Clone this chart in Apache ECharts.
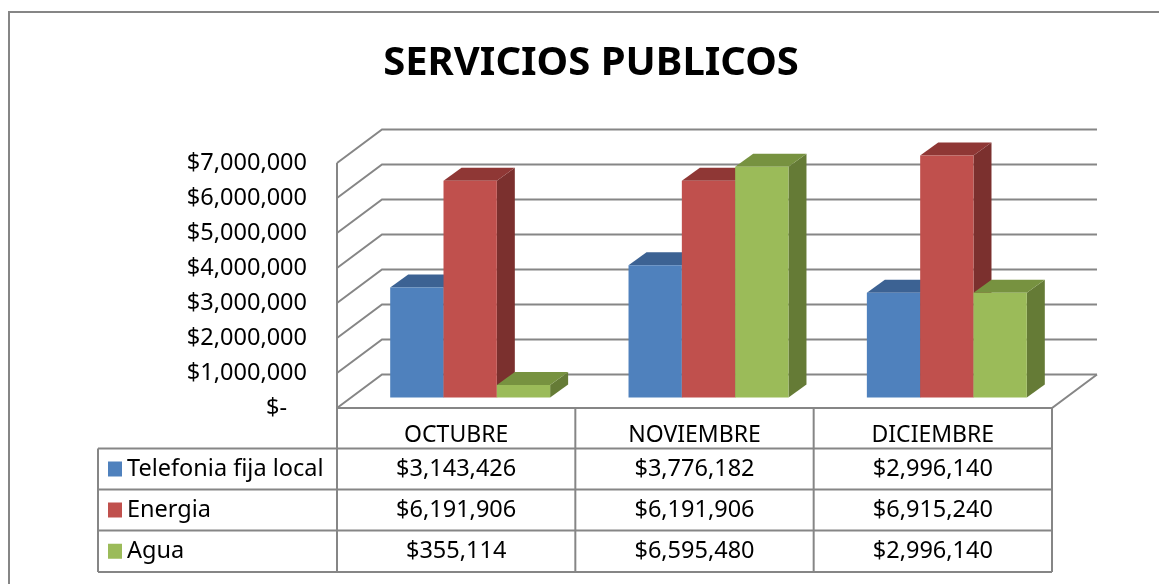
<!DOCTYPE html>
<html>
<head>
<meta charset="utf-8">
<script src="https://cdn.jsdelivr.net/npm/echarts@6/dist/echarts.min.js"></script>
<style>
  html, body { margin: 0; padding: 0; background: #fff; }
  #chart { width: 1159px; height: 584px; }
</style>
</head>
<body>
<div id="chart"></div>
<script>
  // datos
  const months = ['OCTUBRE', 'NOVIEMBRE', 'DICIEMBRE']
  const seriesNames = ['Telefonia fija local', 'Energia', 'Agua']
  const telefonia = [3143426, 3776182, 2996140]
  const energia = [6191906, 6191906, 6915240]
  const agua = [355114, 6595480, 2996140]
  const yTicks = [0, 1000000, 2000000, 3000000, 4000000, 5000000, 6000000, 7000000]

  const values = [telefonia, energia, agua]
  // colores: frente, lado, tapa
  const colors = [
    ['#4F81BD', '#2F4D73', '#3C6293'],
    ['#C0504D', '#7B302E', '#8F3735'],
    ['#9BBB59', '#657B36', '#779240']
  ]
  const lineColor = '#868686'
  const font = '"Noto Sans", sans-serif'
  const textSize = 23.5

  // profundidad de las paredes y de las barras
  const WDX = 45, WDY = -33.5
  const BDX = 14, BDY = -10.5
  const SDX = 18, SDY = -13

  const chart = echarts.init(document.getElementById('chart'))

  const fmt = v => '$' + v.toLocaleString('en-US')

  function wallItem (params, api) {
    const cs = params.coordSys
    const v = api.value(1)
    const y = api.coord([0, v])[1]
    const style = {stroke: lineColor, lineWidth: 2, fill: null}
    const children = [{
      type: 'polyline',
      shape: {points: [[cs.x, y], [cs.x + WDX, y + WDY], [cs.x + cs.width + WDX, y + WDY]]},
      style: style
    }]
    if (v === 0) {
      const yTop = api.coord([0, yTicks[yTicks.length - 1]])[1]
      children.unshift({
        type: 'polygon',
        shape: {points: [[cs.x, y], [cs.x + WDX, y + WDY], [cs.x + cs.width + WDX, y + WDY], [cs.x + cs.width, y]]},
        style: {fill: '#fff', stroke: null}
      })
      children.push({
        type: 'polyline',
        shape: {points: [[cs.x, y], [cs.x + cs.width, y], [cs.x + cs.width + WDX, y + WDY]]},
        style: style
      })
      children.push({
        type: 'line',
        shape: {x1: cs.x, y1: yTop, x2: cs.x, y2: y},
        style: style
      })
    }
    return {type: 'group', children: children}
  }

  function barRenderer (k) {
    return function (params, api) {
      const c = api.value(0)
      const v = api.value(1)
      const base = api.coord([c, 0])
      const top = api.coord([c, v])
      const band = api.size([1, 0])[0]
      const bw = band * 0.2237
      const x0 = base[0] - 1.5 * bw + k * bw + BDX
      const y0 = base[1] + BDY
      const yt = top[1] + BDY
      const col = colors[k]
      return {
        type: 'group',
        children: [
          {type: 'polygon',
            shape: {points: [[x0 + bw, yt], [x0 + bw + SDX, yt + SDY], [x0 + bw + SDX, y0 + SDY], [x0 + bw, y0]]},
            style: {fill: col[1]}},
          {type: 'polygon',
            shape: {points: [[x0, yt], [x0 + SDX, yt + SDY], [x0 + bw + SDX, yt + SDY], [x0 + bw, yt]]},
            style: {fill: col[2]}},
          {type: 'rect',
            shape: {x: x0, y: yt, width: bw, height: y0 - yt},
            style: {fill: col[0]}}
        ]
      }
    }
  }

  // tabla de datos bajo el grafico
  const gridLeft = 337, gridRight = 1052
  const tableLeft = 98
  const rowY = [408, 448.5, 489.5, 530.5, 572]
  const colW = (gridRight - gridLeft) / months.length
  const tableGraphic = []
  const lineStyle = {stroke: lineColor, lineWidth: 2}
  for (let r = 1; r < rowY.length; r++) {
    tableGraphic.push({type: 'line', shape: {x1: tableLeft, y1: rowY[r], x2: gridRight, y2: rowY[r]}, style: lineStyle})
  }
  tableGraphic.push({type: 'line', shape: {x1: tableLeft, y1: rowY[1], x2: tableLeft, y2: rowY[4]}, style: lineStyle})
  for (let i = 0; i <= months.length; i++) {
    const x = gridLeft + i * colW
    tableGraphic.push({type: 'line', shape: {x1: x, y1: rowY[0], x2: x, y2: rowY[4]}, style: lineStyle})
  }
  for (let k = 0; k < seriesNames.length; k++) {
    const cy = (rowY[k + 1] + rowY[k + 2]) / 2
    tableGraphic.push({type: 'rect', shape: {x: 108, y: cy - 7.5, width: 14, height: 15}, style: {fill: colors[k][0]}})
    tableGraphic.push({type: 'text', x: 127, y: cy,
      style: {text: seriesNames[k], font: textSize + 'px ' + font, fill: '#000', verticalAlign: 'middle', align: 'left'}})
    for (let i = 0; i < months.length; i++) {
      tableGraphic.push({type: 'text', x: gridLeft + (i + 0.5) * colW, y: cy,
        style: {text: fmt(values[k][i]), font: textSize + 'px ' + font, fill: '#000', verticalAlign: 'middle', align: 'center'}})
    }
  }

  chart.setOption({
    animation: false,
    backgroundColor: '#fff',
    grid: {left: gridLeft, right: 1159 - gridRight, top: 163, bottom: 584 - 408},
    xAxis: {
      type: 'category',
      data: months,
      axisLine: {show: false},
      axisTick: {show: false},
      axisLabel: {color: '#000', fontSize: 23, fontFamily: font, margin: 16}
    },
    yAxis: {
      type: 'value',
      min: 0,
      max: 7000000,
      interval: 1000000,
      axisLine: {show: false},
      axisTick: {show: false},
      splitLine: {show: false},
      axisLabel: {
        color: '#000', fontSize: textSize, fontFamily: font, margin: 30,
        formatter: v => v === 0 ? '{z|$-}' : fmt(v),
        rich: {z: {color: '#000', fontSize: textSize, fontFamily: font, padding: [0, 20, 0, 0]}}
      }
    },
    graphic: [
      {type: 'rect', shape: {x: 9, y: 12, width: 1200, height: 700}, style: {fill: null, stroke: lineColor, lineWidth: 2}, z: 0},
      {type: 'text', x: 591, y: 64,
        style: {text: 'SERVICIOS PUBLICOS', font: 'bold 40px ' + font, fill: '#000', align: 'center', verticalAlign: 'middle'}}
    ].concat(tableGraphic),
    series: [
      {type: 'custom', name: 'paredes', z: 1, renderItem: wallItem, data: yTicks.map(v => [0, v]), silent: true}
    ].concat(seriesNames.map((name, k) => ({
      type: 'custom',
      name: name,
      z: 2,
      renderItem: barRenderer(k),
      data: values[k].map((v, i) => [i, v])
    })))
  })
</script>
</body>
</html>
- - -
■ Challenge
Begin at the first line of the material and copy each line exactly through the one containing "const fmt = v". Omit pictures.

■ Final answer
Clone this chart in Apache ECharts.
<!DOCTYPE html>
<html>
<head>
<meta charset="utf-8">
<script src="https://cdn.jsdelivr.net/npm/echarts@6/dist/echarts.min.js"></script>
<style>
  html, body { margin: 0; padding: 0; background: #fff; }
  #chart { width: 1159px; height: 584px; }
</style>
</head>
<body>
<div id="chart"></div>
<script>
  // datos
  const months = ['OCTUBRE', 'NOVIEMBRE', 'DICIEMBRE']
  const seriesNames = ['Telefonia fija local', 'Energia', 'Agua']
  const telefonia = [3143426, 3776182, 2996140]
  const energia = [6191906, 6191906, 6915240]
  const agua = [355114, 6595480, 2996140]
  const yTicks = [0, 1000000, 2000000, 3000000, 4000000, 5000000, 6000000, 7000000]

  const values = [telefonia, energia, agua]
  // colores: frente, lado, tapa
  const colors = [
    ['#4F81BD', '#2F4D73', '#3C6293'],
    ['#C0504D', '#7B302E', '#8F3735'],
    ['#9BBB59', '#657B36', '#779240']
  ]
  const lineColor = '#868686'
  const font = '"Noto Sans", sans-serif'
  const textSize = 23.5

  // profundidad de las paredes y de las barras
  const WDX = 45, WDY = -33.5
  const BDX = 14, BDY = -10.5
  const SDX = 18, SDY = -13

  const chart = echarts.init(document.getElementById('chart'))

  const fmt = v => '$' + v.toLocaleString('en-US')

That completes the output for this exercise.